» EXERCISE INSTRUCTIONS: Set the data down again, exactly as it reads, but without the pictures.

» RECORDED INFORMATION:

= = = = =

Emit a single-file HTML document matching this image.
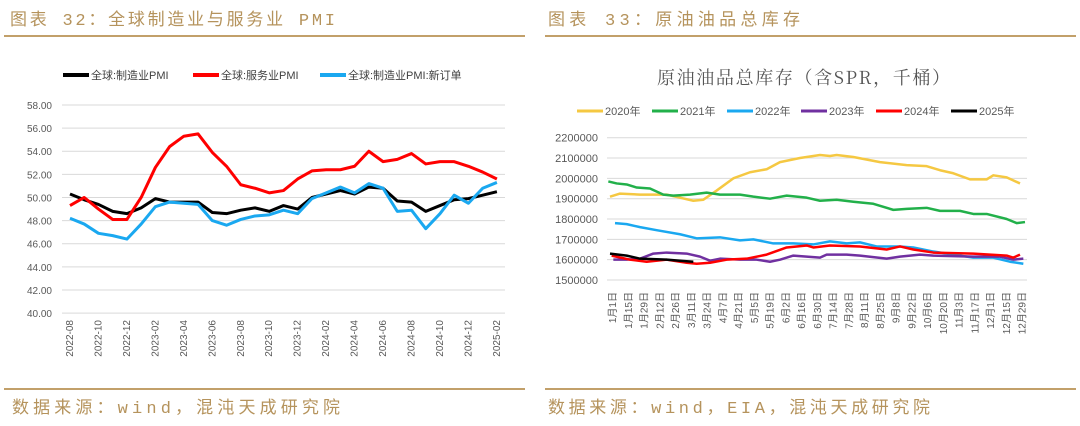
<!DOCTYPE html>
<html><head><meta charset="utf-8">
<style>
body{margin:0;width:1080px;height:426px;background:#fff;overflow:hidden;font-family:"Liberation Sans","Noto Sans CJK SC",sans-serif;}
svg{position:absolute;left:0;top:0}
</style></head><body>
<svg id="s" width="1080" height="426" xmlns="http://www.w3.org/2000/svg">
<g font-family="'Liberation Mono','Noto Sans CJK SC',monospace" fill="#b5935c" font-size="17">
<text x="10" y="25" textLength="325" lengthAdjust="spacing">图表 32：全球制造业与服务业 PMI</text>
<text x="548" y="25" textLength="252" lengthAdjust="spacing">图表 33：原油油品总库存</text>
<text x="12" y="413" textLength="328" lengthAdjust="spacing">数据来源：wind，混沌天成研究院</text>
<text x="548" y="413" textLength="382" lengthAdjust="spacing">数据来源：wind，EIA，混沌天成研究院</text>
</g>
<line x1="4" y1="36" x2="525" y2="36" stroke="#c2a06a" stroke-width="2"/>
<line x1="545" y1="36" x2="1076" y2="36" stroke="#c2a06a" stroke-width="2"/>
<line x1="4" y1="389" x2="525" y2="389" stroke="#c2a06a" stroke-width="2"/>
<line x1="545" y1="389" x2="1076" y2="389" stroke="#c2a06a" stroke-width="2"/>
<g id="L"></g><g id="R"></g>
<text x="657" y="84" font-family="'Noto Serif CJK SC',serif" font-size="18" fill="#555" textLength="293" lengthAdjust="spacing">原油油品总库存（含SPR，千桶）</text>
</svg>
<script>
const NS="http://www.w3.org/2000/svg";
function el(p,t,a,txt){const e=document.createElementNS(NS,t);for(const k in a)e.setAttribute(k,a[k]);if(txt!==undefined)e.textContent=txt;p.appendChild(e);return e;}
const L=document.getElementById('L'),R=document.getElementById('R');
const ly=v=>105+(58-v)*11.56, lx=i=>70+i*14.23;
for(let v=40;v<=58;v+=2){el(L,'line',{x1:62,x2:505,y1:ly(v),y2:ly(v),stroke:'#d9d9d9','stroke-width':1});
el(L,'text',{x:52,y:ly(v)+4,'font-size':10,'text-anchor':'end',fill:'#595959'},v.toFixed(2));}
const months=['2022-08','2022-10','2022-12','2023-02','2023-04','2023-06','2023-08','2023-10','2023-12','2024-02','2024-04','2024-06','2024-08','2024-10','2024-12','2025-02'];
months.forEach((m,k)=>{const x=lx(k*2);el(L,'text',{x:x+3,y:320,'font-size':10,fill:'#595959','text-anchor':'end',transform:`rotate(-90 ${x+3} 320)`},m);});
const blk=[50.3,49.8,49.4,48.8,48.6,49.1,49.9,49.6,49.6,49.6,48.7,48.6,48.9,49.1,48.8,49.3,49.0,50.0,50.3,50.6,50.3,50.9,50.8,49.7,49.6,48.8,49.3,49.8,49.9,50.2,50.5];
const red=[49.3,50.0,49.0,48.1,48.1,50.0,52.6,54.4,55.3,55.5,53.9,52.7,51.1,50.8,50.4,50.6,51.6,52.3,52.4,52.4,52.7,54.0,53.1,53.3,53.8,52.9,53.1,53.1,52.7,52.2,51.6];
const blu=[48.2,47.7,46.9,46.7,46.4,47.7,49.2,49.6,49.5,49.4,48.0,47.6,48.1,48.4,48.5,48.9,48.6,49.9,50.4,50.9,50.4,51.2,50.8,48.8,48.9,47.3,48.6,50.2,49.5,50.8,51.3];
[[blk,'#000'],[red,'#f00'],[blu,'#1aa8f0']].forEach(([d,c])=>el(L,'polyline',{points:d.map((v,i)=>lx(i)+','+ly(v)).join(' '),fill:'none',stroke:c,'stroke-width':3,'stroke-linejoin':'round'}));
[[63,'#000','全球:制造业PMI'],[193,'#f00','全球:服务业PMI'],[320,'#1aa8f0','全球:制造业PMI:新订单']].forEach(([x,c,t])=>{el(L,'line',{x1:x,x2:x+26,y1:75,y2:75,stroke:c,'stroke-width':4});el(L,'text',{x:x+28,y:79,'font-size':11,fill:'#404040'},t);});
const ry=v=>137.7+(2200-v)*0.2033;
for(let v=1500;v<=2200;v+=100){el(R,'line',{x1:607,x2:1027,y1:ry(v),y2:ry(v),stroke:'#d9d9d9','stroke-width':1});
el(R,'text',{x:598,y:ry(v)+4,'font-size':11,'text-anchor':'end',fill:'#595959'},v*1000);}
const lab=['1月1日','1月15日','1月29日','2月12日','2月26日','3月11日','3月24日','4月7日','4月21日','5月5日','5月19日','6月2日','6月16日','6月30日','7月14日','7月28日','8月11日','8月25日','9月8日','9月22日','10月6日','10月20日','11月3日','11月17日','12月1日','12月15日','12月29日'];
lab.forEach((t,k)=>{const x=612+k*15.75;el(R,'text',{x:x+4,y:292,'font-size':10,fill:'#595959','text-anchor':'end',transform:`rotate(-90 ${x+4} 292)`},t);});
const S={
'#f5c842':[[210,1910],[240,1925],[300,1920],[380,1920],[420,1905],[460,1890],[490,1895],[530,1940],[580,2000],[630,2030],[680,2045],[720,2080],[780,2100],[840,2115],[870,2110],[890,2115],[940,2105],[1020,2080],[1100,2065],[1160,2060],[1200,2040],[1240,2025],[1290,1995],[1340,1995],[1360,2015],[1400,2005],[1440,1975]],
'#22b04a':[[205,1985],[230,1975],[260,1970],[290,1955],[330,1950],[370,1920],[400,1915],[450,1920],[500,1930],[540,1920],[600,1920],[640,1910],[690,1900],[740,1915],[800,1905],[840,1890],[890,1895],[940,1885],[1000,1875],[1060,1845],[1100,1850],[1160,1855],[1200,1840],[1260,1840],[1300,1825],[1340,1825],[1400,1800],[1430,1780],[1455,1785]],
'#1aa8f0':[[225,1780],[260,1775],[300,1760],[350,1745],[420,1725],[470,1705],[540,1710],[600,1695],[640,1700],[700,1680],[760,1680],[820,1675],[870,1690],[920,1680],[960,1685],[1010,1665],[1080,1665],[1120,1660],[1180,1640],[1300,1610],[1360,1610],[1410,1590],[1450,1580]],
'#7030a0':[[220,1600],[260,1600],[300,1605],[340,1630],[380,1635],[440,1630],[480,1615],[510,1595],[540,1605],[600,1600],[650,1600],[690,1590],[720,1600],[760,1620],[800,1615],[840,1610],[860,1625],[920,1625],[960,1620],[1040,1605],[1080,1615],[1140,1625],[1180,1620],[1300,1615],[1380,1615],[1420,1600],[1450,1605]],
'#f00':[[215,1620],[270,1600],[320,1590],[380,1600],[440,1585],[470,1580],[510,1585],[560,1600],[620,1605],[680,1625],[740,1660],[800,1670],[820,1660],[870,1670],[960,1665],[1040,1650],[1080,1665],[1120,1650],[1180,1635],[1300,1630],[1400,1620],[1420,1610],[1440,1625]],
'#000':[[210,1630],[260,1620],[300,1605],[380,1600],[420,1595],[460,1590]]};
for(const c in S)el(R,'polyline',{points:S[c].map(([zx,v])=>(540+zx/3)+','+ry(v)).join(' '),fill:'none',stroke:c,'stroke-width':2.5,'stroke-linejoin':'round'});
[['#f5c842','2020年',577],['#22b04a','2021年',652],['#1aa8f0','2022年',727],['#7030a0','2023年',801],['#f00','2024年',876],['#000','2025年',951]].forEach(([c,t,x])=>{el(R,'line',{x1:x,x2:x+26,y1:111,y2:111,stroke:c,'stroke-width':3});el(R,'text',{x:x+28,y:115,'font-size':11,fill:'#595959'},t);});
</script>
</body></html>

= = = = =

» OUTPUT:
Emit a single-file HTML document matching this image.
<!DOCTYPE html>
<html><head><meta charset="utf-8">
<style>
body{margin:0;width:1080px;height:426px;background:#fff;overflow:hidden;font-family:"Liberation Sans","Noto Sans CJK SC",sans-serif;}
svg{position:absolute;left:0;top:0}
</style></head><body>
<svg id="s" width="1080" height="426" xmlns="http://www.w3.org/2000/svg">
<g font-family="'Liberation Mono','Noto Sans CJK SC',monospace" fill="#b5935c" font-size="17">
<text x="10" y="25" textLength="325" lengthAdjust="spacing">图表 32：全球制造业与服务业 PMI</text>
<text x="548" y="25" textLength="252" lengthAdjust="spacing">图表 33：原油油品总库存</text>
<text x="12" y="413" textLength="328" lengthAdjust="spacing">数据来源：wind，混沌天成研究院</text>
<text x="548" y="413" textLength="382" lengthAdjust="spacing">数据来源：wind，EIA，混沌天成研究院</text>
</g>
<line x1="4" y1="36" x2="525" y2="36" stroke="#c2a06a" stroke-width="2"/>
<line x1="545" y1="36" x2="1076" y2="36" stroke="#c2a06a" stroke-width="2"/>
<line x1="4" y1="389" x2="525" y2="389" stroke="#c2a06a" stroke-width="2"/>
<line x1="545" y1="389" x2="1076" y2="389" stroke="#c2a06a" stroke-width="2"/>
<g id="L"></g><g id="R"></g>
<text x="657" y="84" font-family="'Noto Serif CJK SC',serif" font-size="18" fill="#555" textLength="293" lengthAdjust="spacing">原油油品总库存（含SPR，千桶）</text>
</svg>
<script>
const NS="http://www.w3.org/2000/svg";
function el(p,t,a,txt){const e=document.createElementNS(NS,t);for(const k in a)e.setAttribute(k,a[k]);if(txt!==undefined)e.textContent=txt;p.appendChild(e);return e;}
const L=document.getElementById('L'),R=document.getElementById('R');
const ly=v=>105+(58-v)*11.56, lx=i=>70+i*14.23;
for(let v=40;v<=58;v+=2){el(L,'line',{x1:62,x2:505,y1:ly(v),y2:ly(v),stroke:'#d9d9d9','stroke-width':1});
el(L,'text',{x:52,y:ly(v)+4,'font-size':10,'text-anchor':'end',fill:'#595959'},v.toFixed(2));}
const months=['2022-08','2022-10','2022-12','2023-02','2023-04','2023-06','2023-08','2023-10','2023-12','2024-02','2024-04','2024-06','2024-08','2024-10','2024-12','2025-02'];
months.forEach((m,k)=>{const x=lx(k*2);el(L,'text',{x:x+3,y:320,'font-size':10,fill:'#595959','text-anchor':'end',transform:`rotate(-90 ${x+3} 320)`},m);});
const blk=[50.3,49.8,49.4,48.8,48.6,49.1,49.9,49.6,49.6,49.6,48.7,48.6,48.9,49.1,48.8,49.3,49.0,50.0,50.3,50.6,50.3,50.9,50.8,49.7,49.6,48.8,49.3,49.8,49.9,50.2,50.5];
const red=[49.3,50.0,49.0,48.1,48.1,50.0,52.6,54.4,55.3,55.5,53.9,52.7,51.1,50.8,50.4,50.6,51.6,52.3,52.4,52.4,52.7,54.0,53.1,53.3,53.8,52.9,53.1,53.1,52.7,52.2,51.6];
const blu=[48.2,47.7,46.9,46.7,46.4,47.7,49.2,49.6,49.5,49.4,48.0,47.6,48.1,48.4,48.5,48.9,48.6,49.9,50.4,50.9,50.4,51.2,50.8,48.8,48.9,47.3,48.6,50.2,49.5,50.8,51.3];
[[blk,'#000'],[red,'#f00'],[blu,'#1aa8f0']].forEach(([d,c])=>el(L,'polyline',{points:d.map((v,i)=>lx(i)+','+ly(v)).join(' '),fill:'none',stroke:c,'stroke-width':3,'stroke-linejoin':'round'}));
[[63,'#000','全球:制造业PMI'],[193,'#f00','全球:服务业PMI'],[320,'#1aa8f0','全球:制造业PMI:新订单']].forEach(([x,c,t])=>{el(L,'line',{x1:x,x2:x+26,y1:75,y2:75,stroke:c,'stroke-width':4});el(L,'text',{x:x+28,y:79,'font-size':11,fill:'#404040'},t);});
const ry=v=>137.7+(2200-v)*0.2033;
for(let v=1500;v<=2200;v+=100){el(R,'line',{x1:607,x2:1027,y1:ry(v),y2:ry(v),stroke:'#d9d9d9','stroke-width':1});
el(R,'text',{x:598,y:ry(v)+4,'font-size':11,'text-anchor':'end',fill:'#595959'},v*1000);}
const lab=['1月1日','1月15日','1月29日','2月12日','2月26日','3月11日','3月24日','4月7日','4月21日','5月5日','5月19日','6月2日','6月16日','6月30日','7月14日','7月28日','8月11日','8月25日','9月8日','9月22日','10月6日','10月20日','11月3日','11月17日','12月1日','12月15日','12月29日'];
lab.forEach((t,k)=>{const x=612+k*15.75;el(R,'text',{x:x+4,y:292,'font-size':10,fill:'#595959','text-anchor':'end',transform:`rotate(-90 ${x+4} 292)`},t);});
const S={
'#f5c842':[[210,1910],[240,1925],[300,1920],[380,1920],[420,1905],[460,1890],[490,1895],[530,1940],[580,2000],[630,2030],[680,2045],[720,2080],[780,2100],[840,2115],[870,2110],[890,2115],[940,2105],[1020,2080],[1100,2065],[1160,2060],[1200,2040],[1240,2025],[1290,1995],[1340,1995],[1360,2015],[1400,2005],[1440,1975]],
'#22b04a':[[205,1985],[230,1975],[260,1970],[290,1955],[330,1950],[370,1920],[400,1915],[450,1920],[500,1930],[540,1920],[600,1920],[640,1910],[690,1900],[740,1915],[800,1905],[840,1890],[890,1895],[940,1885],[1000,1875],[1060,1845],[1100,1850],[1160,1855],[1200,1840],[1260,1840],[1300,1825],[1340,1825],[1400,1800],[1430,1780],[1455,1785]],
'#1aa8f0':[[225,1780],[260,1775],[300,1760],[350,1745],[420,1725],[470,1705],[540,1710],[600,1695],[640,1700],[700,1680],[760,1680],[820,1675],[870,1690],[920,1680],[960,1685],[1010,1665],[1080,1665],[1120,1660],[1180,1640],[1300,1610],[1360,1610],[1410,1590],[1450,1580]],
'#7030a0':[[220,1600],[260,1600],[300,1605],[340,1630],[380,1635],[440,1630],[480,1615],[510,1595],[540,1605],[600,1600],[650,1600],[690,1590],[720,1600],[760,1620],[800,1615],[840,1610],[860,1625],[920,1625],[960,1620],[1040,1605],[1080,1615],[1140,1625],[1180,1620],[1300,1615],[1380,1615],[1420,1600],[1450,1605]],
'#f00':[[215,1620],[270,1600],[320,1590],[380,1600],[440,1585],[470,1580],[510,1585],[560,1600],[620,1605],[680,1625],[740,1660],[800,1670],[820,1660],[870,1670],[960,1665],[1040,1650],[1080,1665],[1120,1650],[1180,1635],[1300,1630],[1400,1620],[1420,1610],[1440,1625]],
'#000':[[210,1630],[260,1620],[300,1605],[380,1600],[420,1595],[460,1590]]};
for(const c in S)el(R,'polyline',{points:S[c].map(([zx,v])=>(540+zx/3)+','+ry(v)).join(' '),fill:'none',stroke:c,'stroke-width':2.5,'stroke-linejoin':'round'});
[['#f5c842','2020年',577],['#22b04a','2021年',652],['#1aa8f0','2022年',727],['#7030a0','2023年',801],['#f00','2024年',876],['#000','2025年',951]].forEach(([c,t,x])=>{el(R,'line',{x1:x,x2:x+26,y1:111,y2:111,stroke:c,'stroke-width':3});el(R,'text',{x:x+28,y:115,'font-size':11,fill:'#595959'},t);});
</script>
</body></html>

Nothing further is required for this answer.